-------- Dataset records --------

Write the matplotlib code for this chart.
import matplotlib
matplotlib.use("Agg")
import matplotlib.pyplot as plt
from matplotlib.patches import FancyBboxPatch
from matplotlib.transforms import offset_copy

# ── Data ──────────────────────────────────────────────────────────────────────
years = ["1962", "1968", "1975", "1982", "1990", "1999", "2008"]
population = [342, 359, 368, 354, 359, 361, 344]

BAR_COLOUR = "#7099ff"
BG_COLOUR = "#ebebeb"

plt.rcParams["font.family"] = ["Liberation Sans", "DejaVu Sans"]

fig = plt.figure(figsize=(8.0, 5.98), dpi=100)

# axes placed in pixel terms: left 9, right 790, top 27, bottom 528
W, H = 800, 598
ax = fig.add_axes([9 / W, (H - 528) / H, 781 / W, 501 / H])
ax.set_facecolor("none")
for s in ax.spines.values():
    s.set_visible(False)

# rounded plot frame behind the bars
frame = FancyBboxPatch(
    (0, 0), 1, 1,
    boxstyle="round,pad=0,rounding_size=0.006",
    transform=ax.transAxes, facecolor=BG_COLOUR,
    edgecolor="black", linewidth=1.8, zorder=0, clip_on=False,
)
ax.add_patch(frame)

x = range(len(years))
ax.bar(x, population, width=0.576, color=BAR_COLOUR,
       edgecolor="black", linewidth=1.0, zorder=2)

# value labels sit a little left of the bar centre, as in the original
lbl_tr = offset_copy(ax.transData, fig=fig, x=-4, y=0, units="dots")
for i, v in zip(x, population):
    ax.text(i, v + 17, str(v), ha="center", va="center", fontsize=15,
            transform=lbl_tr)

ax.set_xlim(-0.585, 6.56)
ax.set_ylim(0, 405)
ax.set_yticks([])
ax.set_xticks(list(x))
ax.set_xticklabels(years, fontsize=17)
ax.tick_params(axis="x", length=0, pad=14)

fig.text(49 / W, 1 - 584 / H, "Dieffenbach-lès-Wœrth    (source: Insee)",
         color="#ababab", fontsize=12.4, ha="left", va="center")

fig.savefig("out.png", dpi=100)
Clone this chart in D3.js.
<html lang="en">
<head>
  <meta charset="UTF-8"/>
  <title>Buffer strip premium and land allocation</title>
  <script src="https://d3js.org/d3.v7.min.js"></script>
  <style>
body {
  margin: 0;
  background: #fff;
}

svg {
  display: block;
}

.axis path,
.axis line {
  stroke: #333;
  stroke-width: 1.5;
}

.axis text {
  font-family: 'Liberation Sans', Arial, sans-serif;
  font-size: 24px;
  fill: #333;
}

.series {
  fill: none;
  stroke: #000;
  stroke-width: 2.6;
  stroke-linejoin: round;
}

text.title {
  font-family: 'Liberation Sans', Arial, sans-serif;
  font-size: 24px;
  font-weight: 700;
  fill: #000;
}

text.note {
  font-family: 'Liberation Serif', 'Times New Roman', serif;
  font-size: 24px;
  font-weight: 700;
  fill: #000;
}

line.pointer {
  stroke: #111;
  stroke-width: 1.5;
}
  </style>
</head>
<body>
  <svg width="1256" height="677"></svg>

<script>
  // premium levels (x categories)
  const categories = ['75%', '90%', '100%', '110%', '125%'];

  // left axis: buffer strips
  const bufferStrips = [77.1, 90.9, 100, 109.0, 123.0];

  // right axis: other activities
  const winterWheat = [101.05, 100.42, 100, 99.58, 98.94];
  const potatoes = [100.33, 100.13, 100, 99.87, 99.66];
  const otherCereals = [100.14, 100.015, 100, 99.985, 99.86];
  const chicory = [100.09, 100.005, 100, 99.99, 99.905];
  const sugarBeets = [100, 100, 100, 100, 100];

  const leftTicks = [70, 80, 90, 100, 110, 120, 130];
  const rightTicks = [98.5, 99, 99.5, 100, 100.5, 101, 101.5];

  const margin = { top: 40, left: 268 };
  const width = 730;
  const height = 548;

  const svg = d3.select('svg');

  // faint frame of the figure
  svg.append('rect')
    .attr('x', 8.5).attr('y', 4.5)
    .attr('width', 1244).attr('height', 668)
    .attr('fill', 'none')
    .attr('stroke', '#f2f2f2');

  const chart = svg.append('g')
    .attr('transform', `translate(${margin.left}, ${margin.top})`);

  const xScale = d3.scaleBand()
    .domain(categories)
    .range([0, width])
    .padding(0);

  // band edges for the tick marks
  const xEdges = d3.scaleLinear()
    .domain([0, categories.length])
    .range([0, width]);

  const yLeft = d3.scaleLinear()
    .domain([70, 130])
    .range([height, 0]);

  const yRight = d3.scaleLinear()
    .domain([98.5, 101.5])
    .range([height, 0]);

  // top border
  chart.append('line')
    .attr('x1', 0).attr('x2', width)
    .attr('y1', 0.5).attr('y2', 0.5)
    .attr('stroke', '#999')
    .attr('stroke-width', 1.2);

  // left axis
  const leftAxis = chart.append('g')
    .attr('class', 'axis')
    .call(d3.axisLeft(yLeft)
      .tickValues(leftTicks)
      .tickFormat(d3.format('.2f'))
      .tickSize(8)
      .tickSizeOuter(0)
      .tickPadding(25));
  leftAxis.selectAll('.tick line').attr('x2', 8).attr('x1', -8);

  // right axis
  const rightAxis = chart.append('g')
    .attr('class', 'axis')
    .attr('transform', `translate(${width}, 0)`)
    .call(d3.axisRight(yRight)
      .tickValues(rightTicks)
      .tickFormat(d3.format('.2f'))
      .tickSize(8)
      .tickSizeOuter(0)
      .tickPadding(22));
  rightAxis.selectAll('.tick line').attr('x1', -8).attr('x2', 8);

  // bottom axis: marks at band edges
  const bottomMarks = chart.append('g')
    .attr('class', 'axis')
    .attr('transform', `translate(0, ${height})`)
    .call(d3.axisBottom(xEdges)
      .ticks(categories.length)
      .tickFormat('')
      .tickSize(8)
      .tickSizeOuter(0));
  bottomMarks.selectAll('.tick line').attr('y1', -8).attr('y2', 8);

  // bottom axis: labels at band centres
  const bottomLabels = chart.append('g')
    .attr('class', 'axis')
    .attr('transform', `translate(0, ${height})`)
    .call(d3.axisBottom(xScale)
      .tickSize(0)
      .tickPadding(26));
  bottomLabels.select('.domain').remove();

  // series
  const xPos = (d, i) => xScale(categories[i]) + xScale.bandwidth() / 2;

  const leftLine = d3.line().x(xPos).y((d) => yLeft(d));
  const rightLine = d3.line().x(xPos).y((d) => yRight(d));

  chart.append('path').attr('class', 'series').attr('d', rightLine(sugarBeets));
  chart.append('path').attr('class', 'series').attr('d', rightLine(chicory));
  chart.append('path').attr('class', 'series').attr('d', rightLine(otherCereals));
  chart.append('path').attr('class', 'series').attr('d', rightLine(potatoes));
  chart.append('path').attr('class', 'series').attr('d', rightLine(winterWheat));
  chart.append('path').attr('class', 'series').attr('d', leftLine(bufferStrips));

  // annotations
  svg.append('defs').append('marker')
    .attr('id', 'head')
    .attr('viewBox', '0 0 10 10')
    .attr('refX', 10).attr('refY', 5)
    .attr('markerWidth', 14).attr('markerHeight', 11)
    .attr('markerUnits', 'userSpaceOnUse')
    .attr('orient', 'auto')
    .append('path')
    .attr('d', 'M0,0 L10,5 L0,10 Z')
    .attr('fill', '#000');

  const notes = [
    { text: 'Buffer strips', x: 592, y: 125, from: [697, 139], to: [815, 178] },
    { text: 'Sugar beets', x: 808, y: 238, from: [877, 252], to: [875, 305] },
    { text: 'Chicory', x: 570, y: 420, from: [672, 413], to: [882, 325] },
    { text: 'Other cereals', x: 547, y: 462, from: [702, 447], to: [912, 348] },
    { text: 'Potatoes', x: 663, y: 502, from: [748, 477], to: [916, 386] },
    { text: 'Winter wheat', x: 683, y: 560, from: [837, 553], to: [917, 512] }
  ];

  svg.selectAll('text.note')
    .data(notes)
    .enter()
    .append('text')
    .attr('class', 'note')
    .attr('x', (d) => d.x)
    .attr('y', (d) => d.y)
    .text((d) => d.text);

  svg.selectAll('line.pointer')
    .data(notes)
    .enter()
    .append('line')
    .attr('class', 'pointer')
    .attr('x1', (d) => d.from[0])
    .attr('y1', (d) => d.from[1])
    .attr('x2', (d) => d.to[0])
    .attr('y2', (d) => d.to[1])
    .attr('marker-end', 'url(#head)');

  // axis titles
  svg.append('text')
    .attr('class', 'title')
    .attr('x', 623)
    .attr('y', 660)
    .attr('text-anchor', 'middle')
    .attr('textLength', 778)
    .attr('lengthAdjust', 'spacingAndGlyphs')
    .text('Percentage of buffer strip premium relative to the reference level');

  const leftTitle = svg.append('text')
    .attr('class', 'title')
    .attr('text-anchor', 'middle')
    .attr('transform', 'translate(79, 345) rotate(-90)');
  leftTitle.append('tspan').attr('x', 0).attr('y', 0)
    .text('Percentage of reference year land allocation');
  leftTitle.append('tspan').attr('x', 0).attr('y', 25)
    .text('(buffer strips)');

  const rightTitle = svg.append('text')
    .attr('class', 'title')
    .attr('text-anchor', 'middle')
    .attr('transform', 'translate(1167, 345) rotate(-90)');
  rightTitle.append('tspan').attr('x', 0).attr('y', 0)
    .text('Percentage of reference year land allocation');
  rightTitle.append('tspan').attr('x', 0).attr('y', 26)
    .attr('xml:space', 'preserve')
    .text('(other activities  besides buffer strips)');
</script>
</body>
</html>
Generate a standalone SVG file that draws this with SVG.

--------

What you need to do
Among the lines above, find the one with "Clone this chart in D3.js." and the one with "const bufferStrips = [77.1, 90.9, 100, 109.0, 123.0];". Quote both and everything between them, exactly.

Answer below
Clone this chart in D3.js.
<html lang="en">
<head>
  <meta charset="UTF-8"/>
  <title>Buffer strip premium and land allocation</title>
  <script src="https://d3js.org/d3.v7.min.js"></script>
  <style>
body {
  margin: 0;
  background: #fff;
}

svg {
  display: block;
}

.axis path,
.axis line {
  stroke: #333;
  stroke-width: 1.5;
}

.axis text {
  font-family: 'Liberation Sans', Arial, sans-serif;
  font-size: 24px;
  fill: #333;
}

.series {
  fill: none;
  stroke: #000;
  stroke-width: 2.6;
  stroke-linejoin: round;
}

text.title {
  font-family: 'Liberation Sans', Arial, sans-serif;
  font-size: 24px;
  font-weight: 700;
  fill: #000;
}

text.note {
  font-family: 'Liberation Serif', 'Times New Roman', serif;
  font-size: 24px;
  font-weight: 700;
  fill: #000;
}

line.pointer {
  stroke: #111;
  stroke-width: 1.5;
}
  </style>
</head>
<body>
  <svg width="1256" height="677"></svg>

<script>
  // premium levels (x categories)
  const categories = ['75%', '90%', '100%', '110%', '125%'];

  // left axis: buffer strips
  const bufferStrips = [77.1, 90.9, 100, 109.0, 123.0];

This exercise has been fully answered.